(Rows from a dataset of charts and code)
▶

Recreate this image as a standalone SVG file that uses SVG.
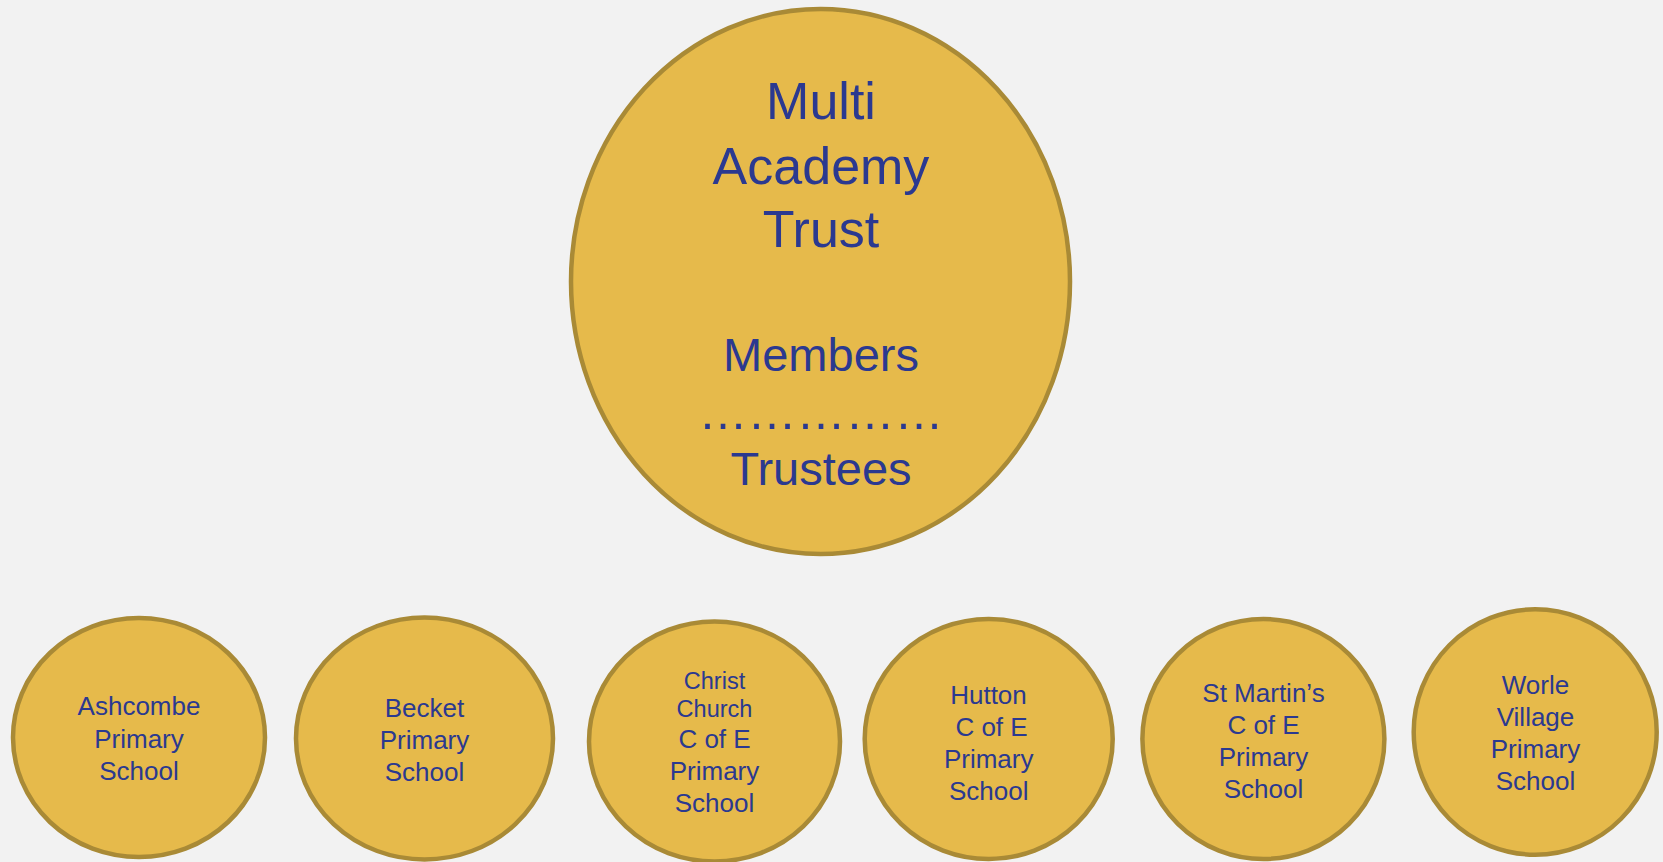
<svg xmlns="http://www.w3.org/2000/svg" width="1663" height="862" viewBox="0 0 1663 862">
<style>
.node{fill:#E6BA4B;stroke:#A98A36;stroke-width:4.5}
text{font-family:"Liberation Sans",Arial,sans-serif;fill:#2B3990;text-anchor:middle}
.big{font-size:52px}
.mid{font-size:47px}
.sm{font-size:26px}
.xs{font-size:23.5px}
</style>
<rect width="1663" height="862" fill="#F2F2F2"/>
<g id="connectors"/>
<g id="trust">
<ellipse class="node" cx="820.5" cy="281.5" rx="249.5" ry="272.5"/>
<text class="big" x="821" y="119">Multi</text>
<text class="big" x="821" y="183.5">Academy</text>
<text class="big" x="821" y="247">Trust</text>
<text class="mid" x="821" y="371">Members</text>
<text x="821" y="428.5" style="font-size:49px">……………</text>
<text class="mid" x="821" y="484.5">Trustees</text>
</g>
<g id="ashcombe">
<ellipse class="node" cx="139" cy="737.5" rx="126" ry="119.5"/>
<text class="sm" x="139" y="715">Ashcombe</text>
<text class="sm" x="139" y="747.5">Primary</text>
<text class="sm" x="139" y="780">School</text>
</g>
<g id="becket">
<ellipse class="node" cx="424.5" cy="738.5" rx="128.5" ry="121"/>
<text class="sm" x="424.5" y="716.5">Becket</text>
<text class="sm" x="424.5" y="748.5">Primary</text>
<text class="sm" x="424.5" y="781">School</text>
</g>
<g id="christchurch">
<ellipse class="node" cx="714.5" cy="741.5" rx="125.5" ry="120"/>
<text class="xs" x="714.5" y="688.5">Christ</text>
<text class="xs" x="714.5" y="716.5">Church</text>
<text class="sm" x="714.5" y="747.5">C of E</text>
<text class="sm" x="714.5" y="780">Primary</text>
<text class="sm" x="714.5" y="811.5">School</text>
</g>
<g id="hutton">
<ellipse class="node" cx="988.7" cy="739" rx="124" ry="120"/>
<text class="sm" x="988.5" y="704">Hutton</text>
<text class="sm" x="991.5" y="736">C of E</text>
<text class="sm" x="988.7" y="767.5">Primary</text>
<text class="sm" x="988.7" y="799.5">School</text>
</g>
<g id="stmartins">
<ellipse class="node" cx="1263.4" cy="739" rx="121" ry="120"/>
<text class="sm" x="1263.5" y="701.5">St Martin’s</text>
<text class="sm" x="1263.5" y="734">C of E</text>
<text class="sm" x="1263.5" y="766">Primary</text>
<text class="sm" x="1263.5" y="797.5">School</text>
</g>
<g id="worle">
<ellipse class="node" cx="1535.2" cy="732" rx="121.5" ry="122.7"/>
<text class="sm" x="1535.5" y="693.5">Worle</text>
<text class="sm" x="1535.5" y="725.5">Village</text>
<text class="sm" x="1535.5" y="757.5">Primary</text>
<text class="sm" x="1535.5" y="789.5">School</text>
</g>
</svg>
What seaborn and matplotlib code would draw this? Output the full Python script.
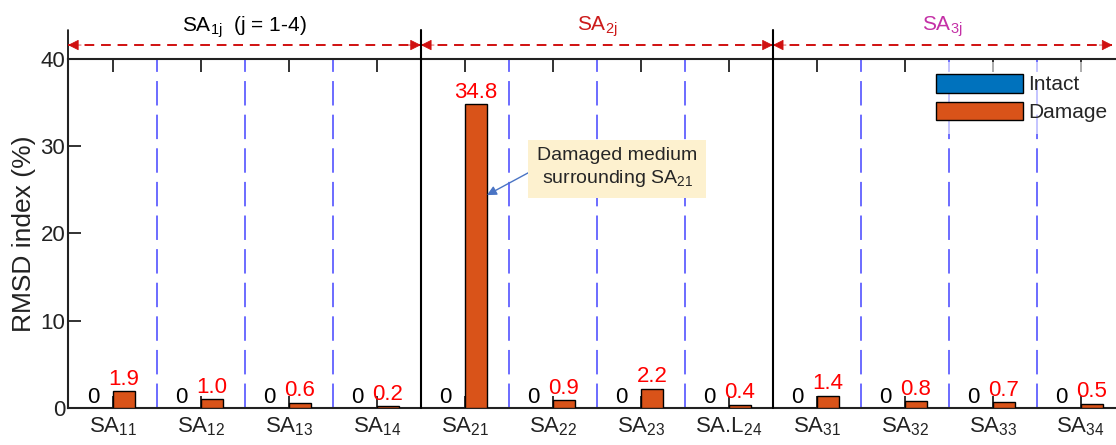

◀

*CHALLENGE*
How many of the lines above include the word "this"? Respond with the number alone.

*EXERCISE RESULT*
2